>> begin
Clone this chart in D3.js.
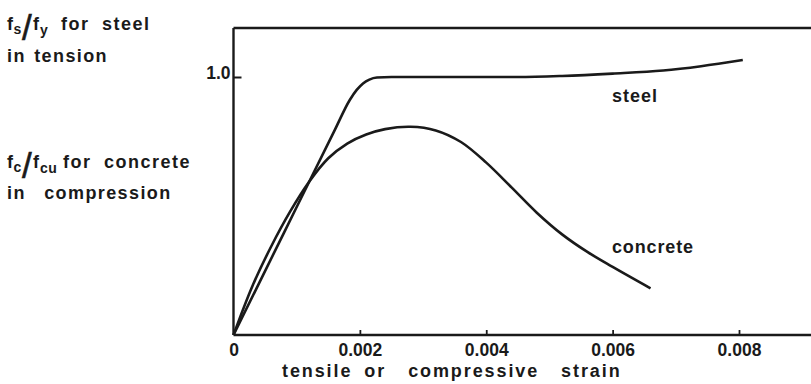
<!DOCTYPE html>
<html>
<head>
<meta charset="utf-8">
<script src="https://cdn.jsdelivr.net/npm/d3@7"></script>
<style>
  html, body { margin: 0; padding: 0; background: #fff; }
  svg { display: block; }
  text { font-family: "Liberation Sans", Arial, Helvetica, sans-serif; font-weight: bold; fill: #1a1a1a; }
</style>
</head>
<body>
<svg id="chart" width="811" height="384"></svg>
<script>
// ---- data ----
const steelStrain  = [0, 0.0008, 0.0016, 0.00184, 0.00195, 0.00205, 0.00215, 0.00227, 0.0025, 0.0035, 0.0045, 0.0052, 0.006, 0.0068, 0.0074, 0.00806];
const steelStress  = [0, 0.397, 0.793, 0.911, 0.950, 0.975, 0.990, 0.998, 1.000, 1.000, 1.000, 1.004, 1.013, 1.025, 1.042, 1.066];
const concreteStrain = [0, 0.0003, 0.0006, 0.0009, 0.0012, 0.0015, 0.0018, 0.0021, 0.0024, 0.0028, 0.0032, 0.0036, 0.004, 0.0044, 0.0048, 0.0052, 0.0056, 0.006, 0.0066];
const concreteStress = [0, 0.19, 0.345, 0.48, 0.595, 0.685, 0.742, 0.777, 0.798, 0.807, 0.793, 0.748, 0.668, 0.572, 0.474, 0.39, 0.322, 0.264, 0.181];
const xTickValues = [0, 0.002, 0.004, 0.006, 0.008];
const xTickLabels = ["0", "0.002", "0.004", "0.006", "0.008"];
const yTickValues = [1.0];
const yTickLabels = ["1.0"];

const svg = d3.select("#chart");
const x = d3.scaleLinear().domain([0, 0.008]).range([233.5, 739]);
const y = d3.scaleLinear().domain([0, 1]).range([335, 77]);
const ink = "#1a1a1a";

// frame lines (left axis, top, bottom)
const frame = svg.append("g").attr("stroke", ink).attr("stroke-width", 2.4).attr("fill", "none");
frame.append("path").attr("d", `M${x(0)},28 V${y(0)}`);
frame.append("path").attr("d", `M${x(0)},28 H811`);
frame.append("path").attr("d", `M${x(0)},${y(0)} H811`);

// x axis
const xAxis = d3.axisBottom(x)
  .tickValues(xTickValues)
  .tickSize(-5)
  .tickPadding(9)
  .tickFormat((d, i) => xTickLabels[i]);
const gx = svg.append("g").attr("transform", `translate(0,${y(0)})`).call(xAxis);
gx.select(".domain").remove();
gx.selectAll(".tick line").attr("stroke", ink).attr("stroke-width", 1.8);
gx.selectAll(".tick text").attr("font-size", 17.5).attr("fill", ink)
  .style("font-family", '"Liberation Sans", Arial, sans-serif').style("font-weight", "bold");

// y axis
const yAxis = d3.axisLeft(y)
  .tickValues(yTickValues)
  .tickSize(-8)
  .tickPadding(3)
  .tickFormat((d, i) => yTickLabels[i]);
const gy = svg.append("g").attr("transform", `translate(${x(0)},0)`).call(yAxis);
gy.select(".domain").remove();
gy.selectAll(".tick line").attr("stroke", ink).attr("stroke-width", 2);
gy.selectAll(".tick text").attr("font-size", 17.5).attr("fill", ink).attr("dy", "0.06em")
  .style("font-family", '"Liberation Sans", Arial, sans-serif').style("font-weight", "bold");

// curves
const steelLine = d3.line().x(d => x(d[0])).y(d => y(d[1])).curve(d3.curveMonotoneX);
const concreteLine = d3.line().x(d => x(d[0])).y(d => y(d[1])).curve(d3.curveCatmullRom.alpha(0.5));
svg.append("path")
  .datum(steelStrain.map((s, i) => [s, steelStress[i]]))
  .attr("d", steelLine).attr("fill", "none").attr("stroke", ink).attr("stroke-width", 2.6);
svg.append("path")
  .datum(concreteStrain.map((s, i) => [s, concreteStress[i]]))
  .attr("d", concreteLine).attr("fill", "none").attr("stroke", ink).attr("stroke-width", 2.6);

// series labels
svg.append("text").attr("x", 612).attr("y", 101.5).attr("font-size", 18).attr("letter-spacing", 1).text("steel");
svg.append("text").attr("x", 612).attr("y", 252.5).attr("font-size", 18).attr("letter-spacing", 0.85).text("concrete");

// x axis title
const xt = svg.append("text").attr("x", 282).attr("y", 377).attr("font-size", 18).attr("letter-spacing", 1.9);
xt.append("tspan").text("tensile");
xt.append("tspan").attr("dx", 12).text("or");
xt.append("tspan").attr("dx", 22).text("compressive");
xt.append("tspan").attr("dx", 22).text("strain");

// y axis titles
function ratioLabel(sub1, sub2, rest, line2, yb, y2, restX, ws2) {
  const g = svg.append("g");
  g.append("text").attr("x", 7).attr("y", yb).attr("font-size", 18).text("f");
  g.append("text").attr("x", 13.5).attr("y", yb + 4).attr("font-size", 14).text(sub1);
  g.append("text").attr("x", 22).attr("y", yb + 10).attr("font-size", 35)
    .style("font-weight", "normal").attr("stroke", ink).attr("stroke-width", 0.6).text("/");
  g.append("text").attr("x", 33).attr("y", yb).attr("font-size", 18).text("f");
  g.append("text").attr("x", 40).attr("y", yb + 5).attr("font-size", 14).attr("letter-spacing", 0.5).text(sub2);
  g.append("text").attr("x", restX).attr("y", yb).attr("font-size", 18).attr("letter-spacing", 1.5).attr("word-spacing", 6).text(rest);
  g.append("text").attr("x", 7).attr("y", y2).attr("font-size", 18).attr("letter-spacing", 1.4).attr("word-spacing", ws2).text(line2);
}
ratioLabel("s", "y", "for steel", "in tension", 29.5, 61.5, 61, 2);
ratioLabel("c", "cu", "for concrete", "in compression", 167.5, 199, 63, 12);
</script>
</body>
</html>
>> end
_Written request_.
Give every line above again exactly, with no pictures.

_Task output_.
Clone this chart in D3.js.
<!DOCTYPE html>
<html>
<head>
<meta charset="utf-8">
<script src="https://cdn.jsdelivr.net/npm/d3@7"></script>
<style>
  html, body { margin: 0; padding: 0; background: #fff; }
  svg { display: block; }
  text { font-family: "Liberation Sans", Arial, Helvetica, sans-serif; font-weight: bold; fill: #1a1a1a; }
</style>
</head>
<body>
<svg id="chart" width="811" height="384"></svg>
<script>
// ---- data ----
const steelStrain  = [0, 0.0008, 0.0016, 0.00184, 0.00195, 0.00205, 0.00215, 0.00227, 0.0025, 0.0035, 0.0045, 0.0052, 0.006, 0.0068, 0.0074, 0.00806];
const steelStress  = [0, 0.397, 0.793, 0.911, 0.950, 0.975, 0.990, 0.998, 1.000, 1.000, 1.000, 1.004, 1.013, 1.025, 1.042, 1.066];
const concreteStrain = [0, 0.0003, 0.0006, 0.0009, 0.0012, 0.0015, 0.0018, 0.0021, 0.0024, 0.0028, 0.0032, 0.0036, 0.004, 0.0044, 0.0048, 0.0052, 0.0056, 0.006, 0.0066];
const concreteStress = [0, 0.19, 0.345, 0.48, 0.595, 0.685, 0.742, 0.777, 0.798, 0.807, 0.793, 0.748, 0.668, 0.572, 0.474, 0.39, 0.322, 0.264, 0.181];
const xTickValues = [0, 0.002, 0.004, 0.006, 0.008];
const xTickLabels = ["0", "0.002", "0.004", "0.006", "0.008"];
const yTickValues = [1.0];
const yTickLabels = ["1.0"];

const svg = d3.select("#chart");
const x = d3.scaleLinear().domain([0, 0.008]).range([233.5, 739]);
const y = d3.scaleLinear().domain([0, 1]).range([335, 77]);
const ink = "#1a1a1a";

// frame lines (left axis, top, bottom)
const frame = svg.append("g").attr("stroke", ink).attr("stroke-width", 2.4).attr("fill", "none");
frame.append("path").attr("d", `M${x(0)},28 V${y(0)}`);
frame.append("path").attr("d", `M${x(0)},28 H811`);
frame.append("path").attr("d", `M${x(0)},${y(0)} H811`);

// x axis
const xAxis = d3.axisBottom(x)
  .tickValues(xTickValues)
  .tickSize(-5)
  .tickPadding(9)
  .tickFormat((d, i) => xTickLabels[i]);
const gx = svg.append("g").attr("transform", `translate(0,${y(0)})`).call(xAxis);
gx.select(".domain").remove();
gx.selectAll(".tick line").attr("stroke", ink).attr("stroke-width", 1.8);
gx.selectAll(".tick text").attr("font-size", 17.5).attr("fill", ink)
  .style("font-family", '"Liberation Sans", Arial, sans-serif').style("font-weight", "bold");

// y axis
const yAxis = d3.axisLeft(y)
  .tickValues(yTickValues)
  .tickSize(-8)
  .tickPadding(3)
  .tickFormat((d, i) => yTickLabels[i]);
const gy = svg.append("g").attr("transform", `translate(${x(0)},0)`).call(yAxis);
gy.select(".domain").remove();
gy.selectAll(".tick line").attr("stroke", ink).attr("stroke-width", 2);
gy.selectAll(".tick text").attr("font-size", 17.5).attr("fill", ink).attr("dy", "0.06em")
  .style("font-family", '"Liberation Sans", Arial, sans-serif').style("font-weight", "bold");

// curves
const steelLine = d3.line().x(d => x(d[0])).y(d => y(d[1])).curve(d3.curveMonotoneX);
const concreteLine = d3.line().x(d => x(d[0])).y(d => y(d[1])).curve(d3.curveCatmullRom.alpha(0.5));
svg.append("path")
  .datum(steelStrain.map((s, i) => [s, steelStress[i]]))
  .attr("d", steelLine).attr("fill", "none").attr("stroke", ink).attr("stroke-width", 2.6);
svg.append("path")
  .datum(concreteStrain.map((s, i) => [s, concreteStress[i]]))
  .attr("d", concreteLine).attr("fill", "none").attr("stroke", ink).attr("stroke-width", 2.6);

// series labels
svg.append("text").attr("x", 612).attr("y", 101.5).attr("font-size", 18).attr("letter-spacing", 1).text("steel");
svg.append("text").attr("x", 612).attr("y", 252.5).attr("font-size", 18).attr("letter-spacing", 0.85).text("concrete");

// x axis title
const xt = svg.append("text").attr("x", 282).attr("y", 377).attr("font-size", 18).attr("letter-spacing", 1.9);
xt.append("tspan").text("tensile");
xt.append("tspan").attr("dx", 12).text("or");
xt.append("tspan").attr("dx", 22).text("compressive");
xt.append("tspan").attr("dx", 22).text("strain");

// y axis titles
function ratioLabel(sub1, sub2, rest, line2, yb, y2, restX, ws2) {
  const g = svg.append("g");
  g.append("text").attr("x", 7).attr("y", yb).attr("font-size", 18).text("f");
  g.append("text").attr("x", 13.5).attr("y", yb + 4).attr("font-size", 14).text(sub1);
  g.append("text").attr("x", 22).attr("y", yb + 10).attr("font-size", 35)
    .style("font-weight", "normal").attr("stroke", ink).attr("stroke-width", 0.6).text("/");
  g.append("text").attr("x", 33).attr("y", yb).attr("font-size", 18).text("f");
  g.append("text").attr("x", 40).attr("y", yb + 5).attr("font-size", 14).attr("letter-spacing", 0.5).text(sub2);
  g.append("text").attr("x", restX).attr("y", yb).attr("font-size", 18).attr("letter-spacing", 1.5).attr("word-spacing", 6).text(rest);
  g.append("text").attr("x", 7).attr("y", y2).attr("font-size", 18).attr("letter-spacing", 1.4).attr("word-spacing", ws2).text(line2);
}
ratioLabel("s", "y", "for steel", "in tension", 29.5, 61.5, 61, 2);
ratioLabel("c", "cu", "for concrete", "in compression", 167.5, 199, 63, 12);
</script>
</body>
</html>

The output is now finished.